## WORK TO COMPLETE
The data below must be copied in full and without any change.
○ ○ ○ ○
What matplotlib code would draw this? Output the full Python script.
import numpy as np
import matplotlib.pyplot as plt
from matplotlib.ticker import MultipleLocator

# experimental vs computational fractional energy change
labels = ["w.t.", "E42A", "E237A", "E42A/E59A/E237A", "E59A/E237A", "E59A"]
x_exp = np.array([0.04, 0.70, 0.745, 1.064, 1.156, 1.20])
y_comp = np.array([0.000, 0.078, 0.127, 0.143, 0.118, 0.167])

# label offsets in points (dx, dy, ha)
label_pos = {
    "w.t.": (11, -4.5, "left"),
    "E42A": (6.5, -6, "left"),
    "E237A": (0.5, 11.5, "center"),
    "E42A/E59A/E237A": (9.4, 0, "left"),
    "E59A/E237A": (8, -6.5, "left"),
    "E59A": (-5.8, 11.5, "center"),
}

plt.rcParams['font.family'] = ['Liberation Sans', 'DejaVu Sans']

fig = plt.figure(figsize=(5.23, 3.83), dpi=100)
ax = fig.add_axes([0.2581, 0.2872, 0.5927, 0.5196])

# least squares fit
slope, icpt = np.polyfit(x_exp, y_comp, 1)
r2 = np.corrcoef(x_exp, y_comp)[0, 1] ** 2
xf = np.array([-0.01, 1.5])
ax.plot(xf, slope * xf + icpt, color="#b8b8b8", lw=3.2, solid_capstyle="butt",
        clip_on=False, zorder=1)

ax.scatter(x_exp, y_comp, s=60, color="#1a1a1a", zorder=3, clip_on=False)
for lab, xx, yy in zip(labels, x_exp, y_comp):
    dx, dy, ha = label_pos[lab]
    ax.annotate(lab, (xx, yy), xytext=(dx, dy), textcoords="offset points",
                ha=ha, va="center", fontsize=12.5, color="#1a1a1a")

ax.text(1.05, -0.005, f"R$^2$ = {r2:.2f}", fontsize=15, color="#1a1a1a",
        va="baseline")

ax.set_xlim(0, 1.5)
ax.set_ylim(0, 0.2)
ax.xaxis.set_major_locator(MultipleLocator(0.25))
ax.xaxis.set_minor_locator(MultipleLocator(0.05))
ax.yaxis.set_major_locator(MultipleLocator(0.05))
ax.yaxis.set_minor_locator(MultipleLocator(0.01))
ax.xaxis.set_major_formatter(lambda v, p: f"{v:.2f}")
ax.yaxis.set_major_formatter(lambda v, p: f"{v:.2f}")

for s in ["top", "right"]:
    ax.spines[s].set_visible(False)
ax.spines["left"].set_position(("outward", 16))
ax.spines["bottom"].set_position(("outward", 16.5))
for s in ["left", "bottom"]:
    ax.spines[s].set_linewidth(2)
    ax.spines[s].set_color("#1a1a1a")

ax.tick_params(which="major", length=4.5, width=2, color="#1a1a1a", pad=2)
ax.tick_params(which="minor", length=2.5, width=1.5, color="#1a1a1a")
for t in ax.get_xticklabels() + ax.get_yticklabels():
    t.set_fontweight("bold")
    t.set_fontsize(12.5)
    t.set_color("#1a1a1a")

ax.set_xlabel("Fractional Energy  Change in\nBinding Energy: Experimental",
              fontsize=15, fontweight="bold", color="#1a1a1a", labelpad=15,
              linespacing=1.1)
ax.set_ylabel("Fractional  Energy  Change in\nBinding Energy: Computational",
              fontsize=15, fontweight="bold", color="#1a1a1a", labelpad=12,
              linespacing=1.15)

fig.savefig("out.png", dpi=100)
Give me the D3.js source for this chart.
○ ○ ○ ○
## EXERCISE SOLUTION
What matplotlib code would draw this? Output the full Python script.
import numpy as np
import matplotlib.pyplot as plt
from matplotlib.ticker import MultipleLocator

# experimental vs computational fractional energy change
labels = ["w.t.", "E42A", "E237A", "E42A/E59A/E237A", "E59A/E237A", "E59A"]
x_exp = np.array([0.04, 0.70, 0.745, 1.064, 1.156, 1.20])
y_comp = np.array([0.000, 0.078, 0.127, 0.143, 0.118, 0.167])

# label offsets in points (dx, dy, ha)
label_pos = {
    "w.t.": (11, -4.5, "left"),
    "E42A": (6.5, -6, "left"),
    "E237A": (0.5, 11.5, "center"),
    "E42A/E59A/E237A": (9.4, 0, "left"),
    "E59A/E237A": (8, -6.5, "left"),
    "E59A": (-5.8, 11.5, "center"),
}

plt.rcParams['font.family'] = ['Liberation Sans', 'DejaVu Sans']

fig = plt.figure(figsize=(5.23, 3.83), dpi=100)
ax = fig.add_axes([0.2581, 0.2872, 0.5927, 0.5196])

# least squares fit
slope, icpt = np.polyfit(x_exp, y_comp, 1)
r2 = np.corrcoef(x_exp, y_comp)[0, 1] ** 2
xf = np.array([-0.01, 1.5])
ax.plot(xf, slope * xf + icpt, color="#b8b8b8", lw=3.2, solid_capstyle="butt",
        clip_on=False, zorder=1)

ax.scatter(x_exp, y_comp, s=60, color="#1a1a1a", zorder=3, clip_on=False)
for lab, xx, yy in zip(labels, x_exp, y_comp):
    dx, dy, ha = label_pos[lab]
    ax.annotate(lab, (xx, yy), xytext=(dx, dy), textcoords="offset points",
                ha=ha, va="center", fontsize=12.5, color="#1a1a1a")

ax.text(1.05, -0.005, f"R$^2$ = {r2:.2f}", fontsize=15, color="#1a1a1a",
        va="baseline")

ax.set_xlim(0, 1.5)
ax.set_ylim(0, 0.2)
ax.xaxis.set_major_locator(MultipleLocator(0.25))
ax.xaxis.set_minor_locator(MultipleLocator(0.05))
ax.yaxis.set_major_locator(MultipleLocator(0.05))
ax.yaxis.set_minor_locator(MultipleLocator(0.01))
ax.xaxis.set_major_formatter(lambda v, p: f"{v:.2f}")
ax.yaxis.set_major_formatter(lambda v, p: f"{v:.2f}")

for s in ["top", "right"]:
    ax.spines[s].set_visible(False)
ax.spines["left"].set_position(("outward", 16))
ax.spines["bottom"].set_position(("outward", 16.5))
for s in ["left", "bottom"]:
    ax.spines[s].set_linewidth(2)
    ax.spines[s].set_color("#1a1a1a")

ax.tick_params(which="major", length=4.5, width=2, color="#1a1a1a", pad=2)
ax.tick_params(which="minor", length=2.5, width=1.5, color="#1a1a1a")
for t in ax.get_xticklabels() + ax.get_yticklabels():
    t.set_fontweight("bold")
    t.set_fontsize(12.5)
    t.set_color("#1a1a1a")

ax.set_xlabel("Fractional Energy  Change in\nBinding Energy: Experimental",
              fontsize=15, fontweight="bold", color="#1a1a1a", labelpad=15,
              linespacing=1.1)
ax.set_ylabel("Fractional  Energy  Change in\nBinding Energy: Computational",
              fontsize=15, fontweight="bold", color="#1a1a1a", labelpad=12,
              linespacing=1.15)

fig.savefig("out.png", dpi=100)
Give me the D3.js source for this chart.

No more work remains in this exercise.